Let’s elaborate a bit more. We know that God is one and three, that he is God, and that he is Father, Son and Holy Spirit. But what’s the difference between the three persons (or ‘modes of being’ for the Barthians down in the ditch there – watch out or the donkey of theology will spit on you)? Contrary to popular belief, traditional Christian theology would argue that you cannot distinguish the persons of the Trinity by the way that they act in the world – it is not true to say that the Father creates, the Son redeems and the Holy Spirit sanctifies. The only way you can distinguish between the three persons is by their relationship to each other. So, what does it mean for the Father to be the Father, the Son to be the Son, the Spirit to be the Spirit? Basically, this: that the Father is the source of the Son and the Spirit. The Son is begotten of the Father. The Spirit proceeds from the Father (and the Son, if you’re a Western rather than an Eastern Christian, but that’s a whole ’nother source of theology wars so we’ll leave it for today). They’re distinguished by their different origins, and by those alone.

That means that anything God does in the world, all three persons do. In the Orthodox church, this tends to be formulated so that the Father acts through the Son in the Holy Spirit. They say this a lot, so tend to be better than Western Protestants at remembering that Christianity is Trinitarian. You can also use a sneaky trick called attribution, where you attribute certain characteristics to one person of the Trinity more than the others, which isn’t true as such, but can be helpful – so we talk about the incarnation of Jesus, the gifts of the Holy Spirit and the Father’s love. It’s not that the gifts are actually any more to do with with Holy Spirit, but it can be a helpful way of getting some sort of slippery grip on the whole complicated trinitarian puzzle. Maybe.

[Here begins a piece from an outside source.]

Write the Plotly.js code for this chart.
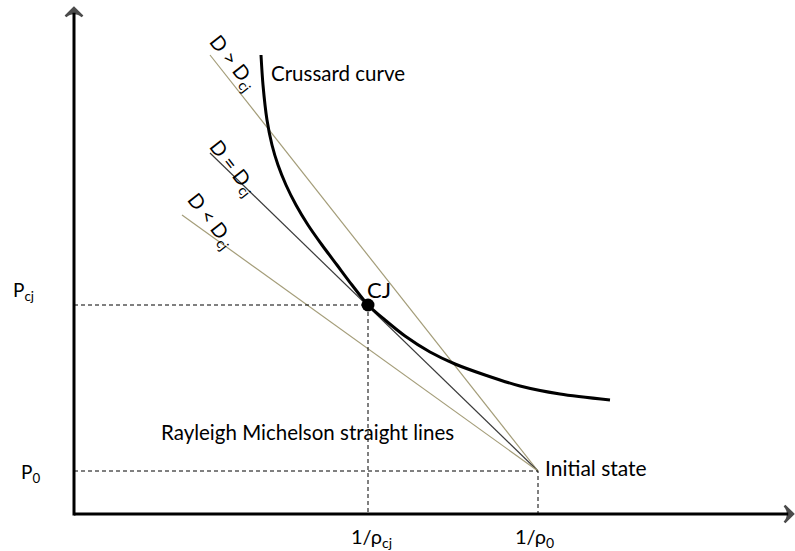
<!DOCTYPE html>
<html>
<head>
<meta charset="utf-8">
<script src="https://cdn.plot.ly/plotly-3.0.1.min.js"></script>
<style>html,body{margin:0;padding:0;background:#fff;}#chart{width:795px;height:551px;}</style>
</head>
<body>
<div id="chart"></div>
<script>
// Schematic diagram values (specific volume v = 1/rho, pressure P), in diagram units
const crussardV = [261,263,267,272,278,286,296,308,322,337,352,368,385,405,430,455,485,520,560,610];
const crussardP = [496,466,431,406,386,366,346,326,306,286,266,246,231,215,199,187,176,165,157,151];

const v0 = 538, p0 = 80;       // initial state
const vCJ = 368, pCJ = 246;    // Chapman-Jouguet point

const rayleighLabels = ['D &gt; D<sub>cj</sub>', 'D = D<sub>cj</sub>', 'D &lt; D<sub>cj</sub>'];
const rayleighEndV = [210, 210, 182];
const rayleighEndP = [496, 398, 336];
const rayleighColors = ['#a49d79', '#3a3a3a', '#a49d79'];

const axisOriginV = 74, axisOriginP = 37;
const axisEndV = 793, axisEndP = 543;

const tickLabels = ['1/ρ<sub>cj</sub>', '1/ρ<sub>0</sub>'];
const pLabels = ['P<sub>cj</sub>', 'P<sub>0</sub>'];

const FONT = 'Lato, Carlito, "Open Sans", sans-serif';

const traces = [];

// Axes with arrow tips
const axisMarker = {symbol: ['circle', 'arrow-wide'], size: [0, 12], angleref: 'previous', color: '#000',
                    line: {width: 2.5, color: '#000'}};
traces.push({x: [axisOriginV, axisEndV], y: [axisOriginP, axisOriginP], mode: 'lines+markers',
  line: {color: '#000', width: 3}, marker: axisMarker, hoverinfo: 'skip'});
traces.push({x: [axisOriginV, axisOriginV], y: [axisOriginP - 1.5, axisEndP], mode: 'lines+markers',
  line: {color: '#000', width: 3}, marker: axisMarker, hoverinfo: 'skip'});

// Rayleigh-Michelson lines
rayleighEndV.forEach((ve, i) => {
  traces.push({
    x: [v0, ve], y: [p0, rayleighEndP[i]], mode: 'lines',
    line: {color: rayleighColors[i], width: 1.2}, hoverinfo: 'skip'
  });
});

// Dashed guide lines
traces.push({x: [axisOriginV, v0, v0], y: [p0, p0, axisOriginP], mode: 'lines',
  line: {color: '#000', width: 1, dash: '4px,3px'}, hoverinfo: 'skip'});
traces.push({x: [axisOriginV, vCJ, vCJ], y: [pCJ, pCJ, axisOriginP], mode: 'lines',
  line: {color: '#000', width: 1, dash: '4px,3px'}, hoverinfo: 'skip'});

// Crussard curve
traces.push({x: crussardV, y: crussardP, mode: 'lines',
  line: {color: '#000', width: 3, shape: 'spline', smoothing: 0.8}, hoverinfo: 'skip'});

// CJ point
traces.push({x: [vCJ], y: [pCJ], mode: 'markers',
  marker: {color: '#000', size: 13}, hoverinfo: 'skip'});

const ann = [];
const txt = (text, x, y, size, opts) => Object.assign({
  text, x, y, xref: 'x', yref: 'y', showarrow: false,
  font: {family: FONT, size, color: '#000'}, xanchor: 'center', yanchor: 'middle'
}, opts || {});

ann.push(txt('Crussard curve', 269, 478, 20.5, {xanchor: 'left'}));
ann.push(txt('CJ', 365, 262, 22, {xanchor: 'left'}));
ann.push(txt('Rayleigh Michelson straight lines', 307, 119, 20.5));
ann.push(txt('Initial state', 543, 84, 21, {xanchor: 'left'}));

// rotated Rayleigh labels
const labelV = [233, 233, 211];
const labelP = [489, 384, 331];
rayleighLabels.forEach((t, i) => ann.push(txt(t, labelV[i], labelP[i], 20, {textangle: 52})));

// axis labels
ann.push(txt(pLabels[0], 11, pCJ + 14, 19, {xanchor: 'left'}));
ann.push(txt(pLabels[1], 19, p0 - 2, 19, {xanchor: 'left'}));
ann.push(txt(tickLabels[0], vCJ + 3, 14, 20));
ann.push(txt(tickLabels[1], v0 - 4, 14, 20));

const layout = {
  width: 795, height: 551,
  margin: {l: 0, r: 0, t: 0, b: 0},
  paper_bgcolor: '#fff', plot_bgcolor: '#fff',
  showlegend: false,
  xaxis: {range: [0, 795], visible: false, fixedrange: true},
  yaxis: {range: [0, 551], visible: false, fixedrange: true},
  annotations: ann
};

Plotly.newPlot('chart', traces, layout, {staticPlot: true, displayModeBar: false});
</script>
</body>
</html>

You with me? Don’t worry if your head’s spinning – you wouldn’t be the first to be befuddled by it all. But take heart! Next time someone talks about the gifts of the Spirit or whatever, you can look wise and say (as I did today – sorry Lucie!), “Ah, but opera trinitatis ad extra indivisa sunt”, and feel clever, which is really what theology’s all about.


Geoff said...

And they would reply -'ah yes, speaking in tongues - another gift of the spirit.'

Alva Baptist Church said...

-They’re distinguished by their different origins, and by those alone.-

I would add they seem to differ in how they interact. The Son does the father's will and not vice versa (more latin)
(The Holy Spirit) will glorify Me, for He will take of Mine and will disclose it to you.

Marika said...

Interesting, I've not come across that idea before. Do you know where it comes from/what the Latin phrase is? In what sense does the Son do the Father's will if not 'on the outside'?

Brian Burnett said...

I believe the Latin phrase was made popular by Augustine in his later writings on the Doctrine of the Trinity.